• Set problem
Copy each line holding the string "chart".

• Dataset content
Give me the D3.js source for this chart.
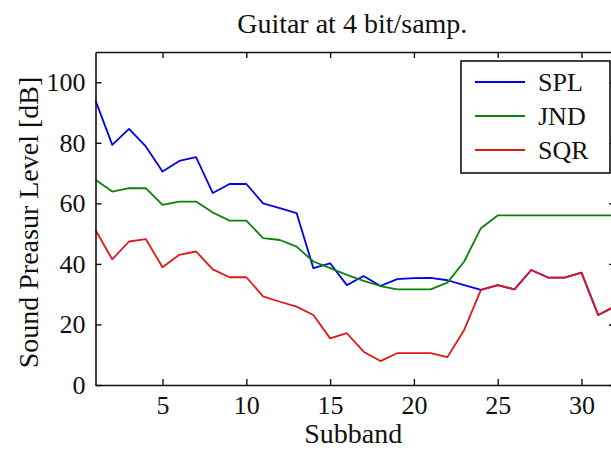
<!DOCTYPE html>
<html>
<head>
<meta charset="utf-8">
<script src="https://cdn.jsdelivr.net/npm/d3@7"></script>
<style>
  html, body { margin: 0; padding: 0; background: #fff; }
  svg { display: block; }
  text { font-family: "Liberation Serif", "Times New Roman", serif; fill: #111; }
</style>
</head>
<body>
<svg id="chart" width="611" height="450"></svg>
<script>
// Subband index (x) and the three level curves in dB
const subbands = [1, 2, 3, 4, 5, 6, 7, 8, 9, 10, 11, 12, 13, 14, 15, 16,
                  17, 18, 19, 20, 21, 22, 23, 24, 25, 26, 27, 28, 29, 30, 31, 32];
const splValues = [94, 79.3, 84.6, 78.8, 70.5, 74, 75.3, 63.4, 66.4, 66.4, 60, 58.4,
                   56.8, 38.6, 40.2, 33, 36, 32.7, 35, 35.3, 35.4, 34.6, 33, 31.4,
                   33, 31.6, 38, 35.5, 35.5, 37.1, 23.1, 26];
const jndValues = [67.8, 63.9, 65, 65, 59.5, 60.6, 60.6, 57, 54.3, 54.3, 48.5, 47.9,
                   45.7, 40.8, 38.6, 36.4, 34.4, 32.7, 31.6, 31.6, 31.6, 33.8, 40.8, 51.8,
                   56, 56, 56, 56, 56, 56, 56, 56];
const sqrValues = [51.2, 41.5, 47.4, 48.2, 38.9, 43, 44.1, 38.2, 35.6, 35.6, 29.3, 27.5,
                   25.9, 23.1, 15.4, 17.1, 11, 7.9, 10.5, 10.5, 10.5, 9.2, 18.2, 31.4,
                   33, 31.6, 38, 35.5, 35.5, 37.1, 23.1, 26];

const seriesNames = ["SPL", "JND", "SQR"];
const seriesColors = ["#0000f0", "#0a820a", "#e01818"];
const xTicks = [5, 10, 15, 20, 25, 30];
const yTicks = [0, 20, 40, 60, 80, 100];

const titleText = "Guitar at 4 bit/samp.";
const xLabel = "Subband";
const yLabel = "Sound Preasur Level [dB]";

const svg = d3.select("#chart");
const plot = { left: 95.5, right: 615, top: 52, bottom: 385 };

const x = d3.scaleLinear().domain([1, 32]).range([plot.left, plot.right]);
const y = d3.scaleLinear().domain([0, 110]).range([plot.bottom, plot.top]);

const axisColor = "#111";
const fontSize = 26;

// Series curves
const series = [splValues, jndValues, sqrValues];
const line = d3.line()
  .x((d, i) => x(subbands[i]))
  .y(d => y(d));

series.forEach((vals, k) => {
  svg.append("path")
    .datum(vals)
    .attr("fill", "none")
    .attr("stroke", seriesColors[k])
    .attr("stroke-width", 1.8)
    .attr("stroke-linejoin", "round")
    .attr("d", line);
});

// Box axes with inward ticks
function styleAxis(g) {
  g.select(".domain").attr("stroke", axisColor).attr("stroke-width", 1.6);
  g.selectAll(".tick line").attr("stroke", axisColor).attr("stroke-width", 1.4);
  g.selectAll(".tick text")
    .attr("fill", "#111")
    .style("font-family", "'Liberation Serif', serif")
    .style("font-size", fontSize + "px");
}

svg.append("g")
  .attr("transform", `translate(0,${plot.bottom})`)
  .call(d3.axisBottom(x).tickValues(xTicks).tickSizeInner(-6).tickSizeOuter(0).tickPadding(11))
  .call(styleAxis);

svg.append("g")
  .attr("transform", `translate(0,${plot.top})`)
  .call(d3.axisTop(x).tickValues(xTicks).tickSizeInner(-6).tickSizeOuter(0).tickFormat(""))
  .call(styleAxis);

svg.append("g")
  .attr("transform", `translate(${plot.left},0)`)
  .call(d3.axisLeft(y).tickValues(yTicks).tickSizeInner(-6).tickSizeOuter(0).tickPadding(10))
  .call(styleAxis);

svg.append("g")
  .attr("transform", `translate(${plot.right},0)`)
  .call(d3.axisRight(y).tickValues(yTicks).tickSizeInner(-6).tickSizeOuter(0).tickFormat(""))
  .call(styleAxis);

// Title and axis labels
svg.append("text")
  .attr("x", (plot.left + plot.right) / 2 - 3)
  .attr("y", 33)
  .attr("text-anchor", "middle")
  .style("font-size", "28px")
  .text(titleText);

svg.append("text")
  .attr("x", (plot.left + plot.right) / 2 - 2)
  .attr("y", 443)
  .attr("text-anchor", "middle")
  .style("font-size", "28px")
  .text(xLabel);

svg.append("text")
  .attr("transform", `translate(38,${(plot.top + plot.bottom) / 2 + 4}) rotate(-90)`)
  .attr("text-anchor", "middle")
  .style("font-size", "28px")
  .text(yLabel);

// Legend
const legend = svg.append("g");
legend.append("rect")
  .attr("x", 461).attr("y", 61)
  .attr("width", 149).attr("height", 112)
  .attr("fill", "#fff")
  .attr("stroke", axisColor)
  .attr("stroke-width", 1.6);

const legendRowY = d3.scalePoint().domain(seriesNames).range([82, 150]);
seriesNames.forEach((name, k) => {
  const ry = legendRowY(name);
  legend.append("line")
    .attr("x1", 475).attr("x2", 525)
    .attr("y1", ry).attr("y2", ry)
    .attr("stroke", seriesColors[k])
    .attr("stroke-width", 1.8);
  legend.append("text")
    .attr("x", 538)
    .attr("y", ry + 9)
    .style("font-size", fontSize + "px")
    .text(name);
});
</script>
</body>
</html>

• Worked answer
Give me the D3.js source for this chart.
<svg id="chart" width="611" height="450"></svg>
const svg = d3.select("#chart");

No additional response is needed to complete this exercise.